- [Exercise aim]:
Working from the top of the listing below, retype each line through the line containing "x_ticktext = [str(v) for v in x_ticks]", both included, with no pictures.
+++ Given data
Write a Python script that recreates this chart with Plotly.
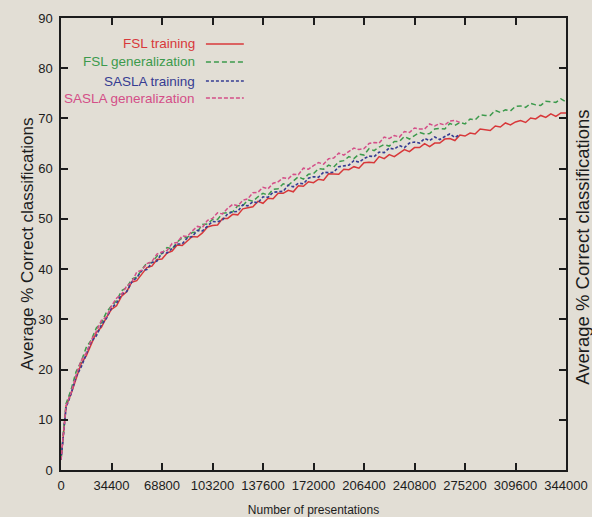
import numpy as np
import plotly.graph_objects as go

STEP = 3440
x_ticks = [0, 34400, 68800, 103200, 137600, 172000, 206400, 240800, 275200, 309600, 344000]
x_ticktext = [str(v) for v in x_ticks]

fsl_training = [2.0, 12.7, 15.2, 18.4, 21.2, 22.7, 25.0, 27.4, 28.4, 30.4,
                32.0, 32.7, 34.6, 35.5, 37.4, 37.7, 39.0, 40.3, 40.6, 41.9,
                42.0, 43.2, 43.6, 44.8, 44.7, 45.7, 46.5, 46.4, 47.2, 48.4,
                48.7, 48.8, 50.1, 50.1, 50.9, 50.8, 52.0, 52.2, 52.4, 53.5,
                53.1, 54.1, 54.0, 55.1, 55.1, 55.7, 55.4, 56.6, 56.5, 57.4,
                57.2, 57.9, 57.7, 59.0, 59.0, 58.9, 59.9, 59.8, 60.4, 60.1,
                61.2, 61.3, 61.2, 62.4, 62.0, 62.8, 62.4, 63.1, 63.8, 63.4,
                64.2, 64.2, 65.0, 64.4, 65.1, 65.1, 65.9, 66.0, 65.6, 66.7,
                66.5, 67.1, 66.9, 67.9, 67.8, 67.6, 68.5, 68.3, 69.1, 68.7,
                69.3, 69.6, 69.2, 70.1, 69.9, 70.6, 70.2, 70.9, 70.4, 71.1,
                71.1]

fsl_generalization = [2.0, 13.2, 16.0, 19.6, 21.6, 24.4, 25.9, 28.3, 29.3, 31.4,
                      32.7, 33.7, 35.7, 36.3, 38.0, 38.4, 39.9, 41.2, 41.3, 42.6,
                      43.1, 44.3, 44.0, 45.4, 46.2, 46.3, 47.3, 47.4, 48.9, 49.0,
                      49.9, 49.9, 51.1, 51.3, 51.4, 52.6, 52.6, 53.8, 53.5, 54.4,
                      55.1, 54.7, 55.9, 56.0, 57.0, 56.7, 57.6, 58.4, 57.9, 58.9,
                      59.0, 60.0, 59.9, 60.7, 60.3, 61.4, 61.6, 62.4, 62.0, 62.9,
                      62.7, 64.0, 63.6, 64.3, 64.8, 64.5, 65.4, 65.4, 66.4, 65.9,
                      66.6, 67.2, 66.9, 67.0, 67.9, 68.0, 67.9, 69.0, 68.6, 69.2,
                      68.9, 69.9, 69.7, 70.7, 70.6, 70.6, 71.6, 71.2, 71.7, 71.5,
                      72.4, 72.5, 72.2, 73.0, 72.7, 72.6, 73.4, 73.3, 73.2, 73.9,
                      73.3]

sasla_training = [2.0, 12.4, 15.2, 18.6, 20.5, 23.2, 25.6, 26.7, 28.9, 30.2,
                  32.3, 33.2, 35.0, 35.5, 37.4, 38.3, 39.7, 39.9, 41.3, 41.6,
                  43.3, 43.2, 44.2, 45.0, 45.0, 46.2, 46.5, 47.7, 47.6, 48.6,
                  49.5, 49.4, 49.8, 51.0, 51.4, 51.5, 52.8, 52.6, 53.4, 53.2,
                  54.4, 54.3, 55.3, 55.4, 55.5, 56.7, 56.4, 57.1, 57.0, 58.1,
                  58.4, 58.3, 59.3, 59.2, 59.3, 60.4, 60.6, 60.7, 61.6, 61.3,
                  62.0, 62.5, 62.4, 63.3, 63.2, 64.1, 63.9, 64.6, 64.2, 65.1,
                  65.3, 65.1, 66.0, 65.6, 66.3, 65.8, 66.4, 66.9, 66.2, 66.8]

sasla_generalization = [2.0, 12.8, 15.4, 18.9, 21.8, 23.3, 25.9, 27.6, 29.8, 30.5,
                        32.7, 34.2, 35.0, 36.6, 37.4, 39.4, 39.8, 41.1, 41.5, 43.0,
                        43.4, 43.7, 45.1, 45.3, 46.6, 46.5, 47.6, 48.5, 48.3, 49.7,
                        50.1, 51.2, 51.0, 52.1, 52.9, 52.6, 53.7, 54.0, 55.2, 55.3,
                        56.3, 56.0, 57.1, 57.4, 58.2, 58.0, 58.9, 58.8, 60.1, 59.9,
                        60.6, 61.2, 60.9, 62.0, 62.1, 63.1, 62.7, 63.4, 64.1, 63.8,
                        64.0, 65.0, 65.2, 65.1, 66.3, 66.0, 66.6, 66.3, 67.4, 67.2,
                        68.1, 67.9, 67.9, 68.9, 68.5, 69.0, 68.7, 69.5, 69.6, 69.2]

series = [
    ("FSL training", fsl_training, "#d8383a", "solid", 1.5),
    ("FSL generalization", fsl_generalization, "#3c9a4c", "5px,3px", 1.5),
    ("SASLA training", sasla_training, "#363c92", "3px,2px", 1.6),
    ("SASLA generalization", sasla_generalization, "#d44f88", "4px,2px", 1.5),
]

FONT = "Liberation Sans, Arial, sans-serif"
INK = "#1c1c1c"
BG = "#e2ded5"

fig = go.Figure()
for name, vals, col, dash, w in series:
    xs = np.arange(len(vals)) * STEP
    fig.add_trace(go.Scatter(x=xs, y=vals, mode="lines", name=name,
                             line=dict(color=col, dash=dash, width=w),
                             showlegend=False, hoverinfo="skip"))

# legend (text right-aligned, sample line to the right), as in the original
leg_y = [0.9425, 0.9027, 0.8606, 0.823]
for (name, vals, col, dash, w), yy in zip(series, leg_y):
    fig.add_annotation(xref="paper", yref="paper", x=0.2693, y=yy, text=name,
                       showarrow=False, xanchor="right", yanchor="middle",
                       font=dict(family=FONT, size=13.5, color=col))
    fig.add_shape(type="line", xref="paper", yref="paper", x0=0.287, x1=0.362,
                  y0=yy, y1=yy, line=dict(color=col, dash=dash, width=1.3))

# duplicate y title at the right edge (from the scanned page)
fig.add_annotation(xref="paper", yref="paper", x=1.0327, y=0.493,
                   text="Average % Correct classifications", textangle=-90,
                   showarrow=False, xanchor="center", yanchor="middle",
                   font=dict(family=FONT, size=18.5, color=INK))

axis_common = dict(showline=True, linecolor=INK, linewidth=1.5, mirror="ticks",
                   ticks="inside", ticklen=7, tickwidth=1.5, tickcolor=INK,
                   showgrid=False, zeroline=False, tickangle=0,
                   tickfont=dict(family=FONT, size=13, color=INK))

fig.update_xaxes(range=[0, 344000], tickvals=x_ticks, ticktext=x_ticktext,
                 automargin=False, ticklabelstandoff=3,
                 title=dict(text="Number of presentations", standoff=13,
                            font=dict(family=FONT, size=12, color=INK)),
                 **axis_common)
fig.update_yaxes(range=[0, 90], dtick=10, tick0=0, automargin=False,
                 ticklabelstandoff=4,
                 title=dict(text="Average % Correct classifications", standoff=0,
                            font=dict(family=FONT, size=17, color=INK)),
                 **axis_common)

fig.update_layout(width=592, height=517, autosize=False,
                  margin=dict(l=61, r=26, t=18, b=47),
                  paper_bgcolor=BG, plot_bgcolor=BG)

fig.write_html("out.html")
++++++
- [Solution for this task]:
Write a Python script that recreates this chart with Plotly.
import numpy as np
import plotly.graph_objects as go

STEP = 3440
x_ticks = [0, 34400, 68800, 103200, 137600, 172000, 206400, 240800, 275200, 309600, 344000]
x_ticktext = [str(v) for v in x_ticks]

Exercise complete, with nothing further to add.